CTA planning, architectural, and engineering staff have explored messages, materials, and methods of installation of Braille and raised print signs in rapid transit stations. Suggested locations include: entrances; exits; points of level change; decision points, such as diverging paths toward side platforms; and boarding areas. In 1997, CTA purchased over 300 zinc signs with Braille, raised print and color-contrasted letters and a number of smaller signs for customer assistant call buttons in rail stations.

Truncated Dome Detectable Warnings

Current ADA guidelines require installation of raised, truncated dome detectable warnings along the edges of train platforms.

Some systems, including Port Authority Trans-Hudson (PATH), Dade County Metro in Florida, and Bay Area Rapid Transit (BART) in San Francisco, have installed hard rubber raised truncated dome tiles along all their station platforms.

Others, such as New Jersey Transit (NJT), MARC/Mass Transit Administration in Maryland, CTA and Metra in the Chicago area, New York City Transit Authority (NYCTA), and Long Island Railroad (LIRR), have installed these tiles, made of fiberglass or other materials, at many key stations (i.e., transfer points and terminals). These and other rail systems plan to install raised truncated dome warnings in future new construction and major reconstruction projects.

NFB has long held that public entities, such as transit systems, would benefit blind persons more by allocating limited resources for general improvements than by wasting such dollars for unnecessary, expensive modifications of the built environment. NFB further asserts that such expensive modifications perpetuate negative myths about blindness, among blind and sighted persons alike. The following citations of NFB resolutions, published in The Braille Monitor, include month, year, and page number; resolution number; and a brief synopsis:

1. August-September 1995, p. 496, 95-11. Calls upon agencies having responsibility for guidelines, regulations, or enforcement of ADA to eliminate requirements for detectable warnings.

2. August-September 1994, p. 532, 94-12. Condemns Department of Transportation insistence to install truncated domes on subway platforms; commends WMATA's resistance to do so.

3. September-October 1993, p. 987-988, 93:02. Commends government agencies for abandoning support for detectable tactile warnings in traffic and architecture in favor of further study and expresses view of NFB that such warnings are not helpful to blind and may be harmful to everyone; it does not object to textured surfaces in general but objects specifically to raised truncated dome tiles.

4. September-October 1993, p. 997, 93-17. Urges Clinton Administration and Congress to provide findings and personnel to implement ADA.

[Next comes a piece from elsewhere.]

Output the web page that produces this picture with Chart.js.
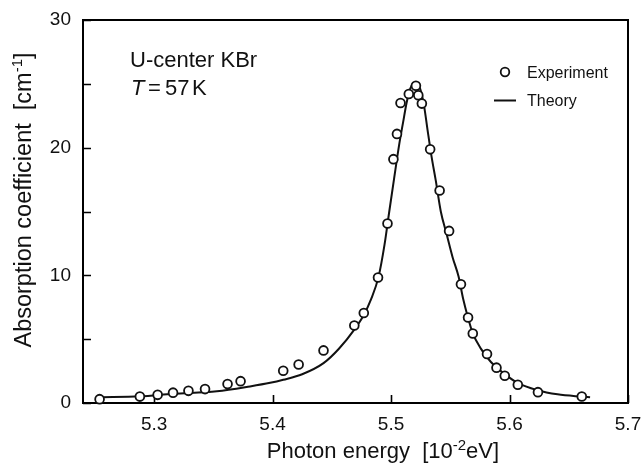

5. September-October 1993, p. 997, 93-20. Commends American National Standards Institute for reflecting true needs of blind Americans by excluding any reference to detectable warnings in its published standards

6. September-October 1993, p. 488-489, 92-06. Updates NFB's position on audible traffic signals.

7. September-October 1993, p. 489, 92-07. Opposes research on detectable warnings for the blind in architecture, on sidewalks, and so forth.

Recognizing this perspective and experience, skepticism and opposition to raised truncated domes has increased among government standard-setting bodies, such as the American National Standards Institute (ANSI), which removed the detectable warning requirement from its list of accessibility standards in 1992.

Virginia Railway Express (VRE) runs rush hour commuter train service on two main lines connecting many communities in Northern Virginia with Washington D.C. Regular riders report that during winter months snow and ice accumulate between the raised, truncated domes along platform edges. Conductors point to this hazardous condition with the caution: "Watch your step; that first step is slippery!"

In 1992, CTA convened a task group to seek comment and suggestions from the blind community. Significantly, most task group members, blind and sighted alike, complained strongly that truncated domes endanger passengers by catching their cane tips and heels of shoes when they walk along platform edges or board trains. Reflecting these concerns, CTA initially installed raised truncated dome borders along the entire length of platform edges at only three completely rebuilt stations, conducted demonstration projects, and accomplished only partial installations of raised truncated domes at two other stations as of spring 1995. Materials included metal, fiberglass, and concrete, but not rubber. In May 1996, CTA reopened its Green Line, which it had closed in January 1994 for complete reconstruction. All newly rebuilt stations have raised truncated domes. Several downtown subway stations, renovated in 1995 and 1996, as well as two new elevated stations on the Loop "L," now have raised truncated domes. Other stations, new construction and reconstruction projects designed and funded before the effective dates of the ADAAG, were built without such materials, even though the work took place during the nineties. CTA is now installing raised truncated domes at these as well as at ADA "key stations."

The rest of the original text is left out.